“…if someone comes and proclaims another Jesus than the one we proclaimed, or if you receive a different spirit from the one you received, or a different gospel from the one you accepted, you submit to it readily enough. I think that I am not in the least inferior to these super-apostles. I may be untrained in speech, but not in knowledge; certainly in every way and in all things we have made this evident to you.
Did I commit a sin by humbling myself so that you might be exalted, because I proclaimed God’s good news to you free of charge? I robbed other churches by accepting support from them in order to serve you. And when I was with you and was in need, I did not burden anyone, for my needs were supplied by the friends who came from Macedonia. So I refrained and will continue to refrain from burdening you in any way. As the truth of Christ is in me, this boast of mine will not be silenced in the regions of Achaia. And why? Because I do not love you? God knows I do!” 2 Cor 11:4-11
“Super-Apostles” — “The very chiefest Apostles”. The word used by St. Paul for “very chiefest” is one which, in its strangeness, marks the vehemence of his emotion — the fact that there are others who suppose to be greater than Paul really irks him. So he invokes an indignant response and sense that he had been most disparagingly compared with other apostles, as though he were hardly a genuine apostle at all.

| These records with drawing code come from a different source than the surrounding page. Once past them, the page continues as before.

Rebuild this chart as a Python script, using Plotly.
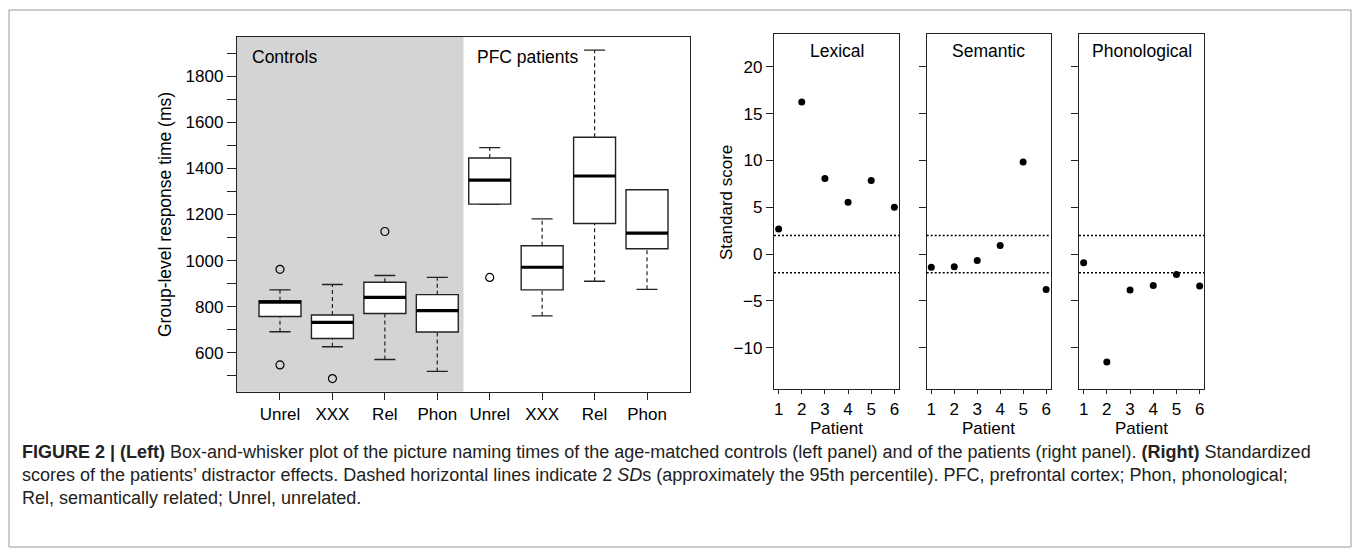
import plotly.graph_objects as go

# ---------------- data ----------------
groups = ["Unrel", "XXX", "Rel", "Phon", "Unrel", "XXX", "Rel", "Phon"]
lower_whisker = [691, 626, 571, 519, 1245, 760, 910, 875]
q1_vals = [757, 662, 770, 690, 1245, 873, 1161, 1051]
medians = [820, 732, 840, 783, 1349, 971, 1367, 1119]
q3_vals = [826, 764, 906, 852, 1445, 1064, 1535, 1307]
upper_whisker = [873, 896, 935, 927, 1490, 1181, 1913, 1307]
outlier_pos = [1, 1, 2, 3, 5]
outlier_vals = [962, 547, 488, 1126, 927]

patients = [1, 2, 3, 4, 5, 6]
lexical = [2.67, 16.24, 8.06, 5.54, 7.85, 5.01]
semantic = [-1.39, -1.35, -0.68, 0.92, 9.84, -3.77]
phonological = [-0.93, -11.51, -3.84, -3.35, -2.17, -3.41]
panel_titles = ["Lexical", "Semantic", "Phonological"]

y_ticks_left = list(range(500, 2000, 100))
y_ticktext_left = [str(v) if v % 200 == 0 else "" for v in y_ticks_left]
y_ticks_right = [-10, -5, 0, 5, 10, 15, 20]
y_ticktext_right = ["\u221210", "\u22125", "0", "5", "10", "15", "20"]

# ---------------- layout helpers ----------------
W, H = 1356, 552
FONT = "Liberation Sans, Arial, Helvetica, sans-serif"
LINE = "#222222"


def xd(a, b):
    return [a / W, b / W]


def yd(top, bottom):
    return [1 - bottom / H, 1 - top / H]


fig = go.Figure()

# outliers (left)
fig.add_trace(go.Scatter(
    x=outlier_pos, y=outlier_vals, mode="markers",
    marker=dict(symbol="circle-open", size=8, color="black", line=dict(width=1.2)),
    xaxis="x", yaxis="y", showlegend=False, hoverinfo="skip"))

shapes = []
# shaded controls region
shapes.append(dict(type="rect", xref="x", yref="y domain", x0=0.18, x1=4.5, y0=0, y1=1,
                   fillcolor="#d4d4d4", line=dict(width=0), layer="below"))
bw = 0.4
cw = 0.2
for i in range(len(groups)):
    p = i + 1
    shapes.append(dict(type="line", xref="x", yref="y", x0=p, x1=p, y0=q3_vals[i], y1=upper_whisker[i],
                       line=dict(color=LINE, width=1.2, dash="4px,3px")))
    shapes.append(dict(type="line", xref="x", yref="y", x0=p, x1=p, y0=lower_whisker[i], y1=q1_vals[i],
                       line=dict(color=LINE, width=1.2, dash="4px,3px")))
    shapes.append(dict(type="line", xref="x", yref="y", x0=p - cw, x1=p + cw, y0=upper_whisker[i], y1=upper_whisker[i],
                       line=dict(color=LINE, width=1.4)))
    shapes.append(dict(type="line", xref="x", yref="y", x0=p - cw, x1=p + cw, y0=lower_whisker[i], y1=lower_whisker[i],
                       line=dict(color=LINE, width=1.4)))
    shapes.append(dict(type="rect", xref="x", yref="y", x0=p - bw, x1=p + bw, y0=q1_vals[i], y1=q3_vals[i],
                       fillcolor="white", line=dict(color=LINE, width=1.4)))
    shapes.append(dict(type="line", xref="x", yref="y", x0=p - bw, x1=p + bw, y0=medians[i], y1=medians[i],
                       line=dict(color="black", width=3.2)))

# right panels
series = [lexical, semantic, phonological]
panel_x = [(774, 899), (926.7, 1050.7), (1079, 1204.3)]
for k in range(3):
    xa = "x%d" % (k + 2)
    ya = "y%d" % (k + 2)
    fig.add_trace(go.Scatter(
        x=patients, y=series[k], mode="markers",
        marker=dict(symbol="circle", size=7, color="black"),
        xaxis=xa, yaxis=ya, showlegend=False, hoverinfo="skip"))
    for lev in (2, -2):
        shapes.append(dict(type="line", xref=xa + " domain", yref=ya, x0=0, x1=1, y0=lev, y1=lev,
                           line=dict(color="black", width=1.5, dash="2px,2px")))

# outer figure border
shapes.append(dict(type="rect", xref="paper", yref="paper", x0=9 / W, x1=1351 / W,
                   y0=1 - 547 / H, y1=1 - 10 / H, line=dict(color="#9a9a9a", width=1), layer="below"))

axis_common = dict(showline=True, mirror=True, linecolor=LINE, linewidth=1.3, ticks="outside",
                   tickcolor=LINE, tickwidth=1.2, showgrid=False, zeroline=False,
                   tickfont=dict(family=FONT, size=17, color="black"))

layout = dict(
    width=W, height=H, margin=dict(l=0, r=0, t=0, b=0),
    paper_bgcolor="white", plot_bgcolor="white",
    font=dict(family=FONT, color="black"),
    shapes=shapes,
    xaxis=dict(axis_common, domain=xd(237, 690), range=[0.18, 8.82], tickvals=list(range(1, 9)),
               ticktext=groups, ticklen=7, anchor="y"),
    yaxis=dict(axis_common, domain=yd(37, 391.7), range=[431, 1970], tickvals=y_ticks_left,
               ticktext=y_ticktext_left, ticklen=9, anchor="x"),
)

RB = 389
for k in range(3):
    a, b = panel_x[k]
    layout["xaxis%d" % (k + 2)] = dict(axis_common, domain=xd(a, b), range=[0.8, 6.2],
                                       tickvals=patients, ticklen=4, anchor="y%d" % (k + 2))
    layout["yaxis%d" % (k + 2)] = dict(axis_common, domain=yd(34, RB), range=[-14.4, 23.5],
                                       tickvals=y_ticks_right,
                                       ticktext=y_ticktext_right if k == 0 else [""] * 7,
                                       ticklen=7, anchor="x%d" % (k + 2))

fig.update_layout(**layout)

ann = []


def px_ann(text, x, y, size=17, xanchor="center", yanchor="middle", angle=0, color="black"):
    ann.append(dict(text=text, x=x / W, y=1 - y / H, xref="paper", yref="paper", showarrow=False,
                    xanchor=xanchor, yanchor=yanchor, textangle=angle,
                    font=dict(family=FONT, size=size, color=color)))


px_ann("Controls", 250, 57, size=17.5, xanchor="left")
px_ann("PFC patients", 475, 57, size=17.5, xanchor="left")
px_ann("Group-level response time (ms)", 165, 215, size=17.5, angle=-90)
px_ann("Standard score", 727, 203, size=17, angle=-90)
for k in range(3):
    a, b = panel_x[k]
    px_ann(panel_titles[k], (a + b) / 2, 51, size=17.5)
    px_ann("Patient", (a + b) / 2, 428, size=17)

cap_lines = [
    "<b>FIGURE 2 | (Left)</b> Box-and-whisker plot of the picture naming times of the age-matched controls (left panel) and of the patients (right panel). <b>(Right)</b> Standardized",
    "scores of the patients\u2019 distractor effects. Dashed horizontal lines indicate 2 <i>SD</i>s (approximately the 95th percentile). PFC, prefrontal cortex; Phon, phonological;",
    "Rel, semantically related; Unrel, unrelated.",
]
for j, t in enumerate(cap_lines):
    px_ann(t, 20, 452 + 23 * j, size=18, xanchor="left", color="#222222")

fig.update_layout(annotations=ann)
fig.write_html("out.html", config={"displayModeBar": False},
               post_script="document.body.style.margin='0';document.body.style.overflow='hidden';")
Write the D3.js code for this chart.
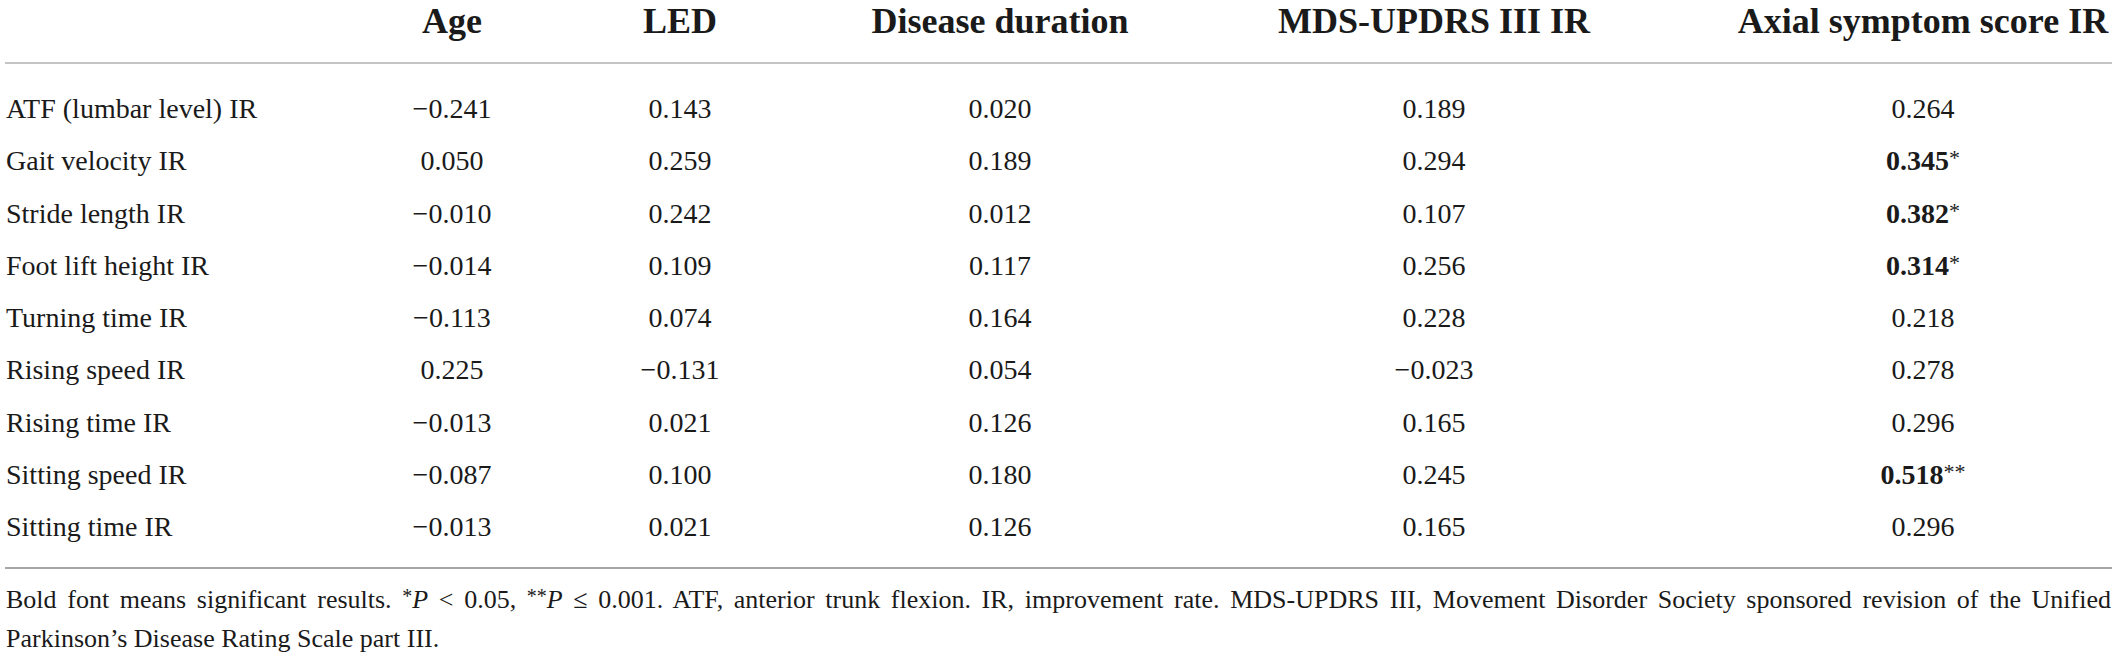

As such he must state, or reckon himself to have done as much as the “above exceedingly” – or, as it might be expressed, the “out and out,” “extra-super,” or “super-apostolic,” apostles.
There is here no reflection whatever on the twelve; he merely means that, even if any with whom he was unfavorably compared were “apostles ten times over,” he can claim to be the chiefest of them all. He is not showing some sense of superiority — as if he is pretentious. There is no self-inflation here. Indeed, against whatever evil has been done against him by his detractors, St. Paul, with an utter sense of distaste, is forced to say the simple truth — his life, his teachings, his work is for his apostleship — as an Apostle for Jesus.
We should be individually gratified when we work for the Gospel of Jesus Christ.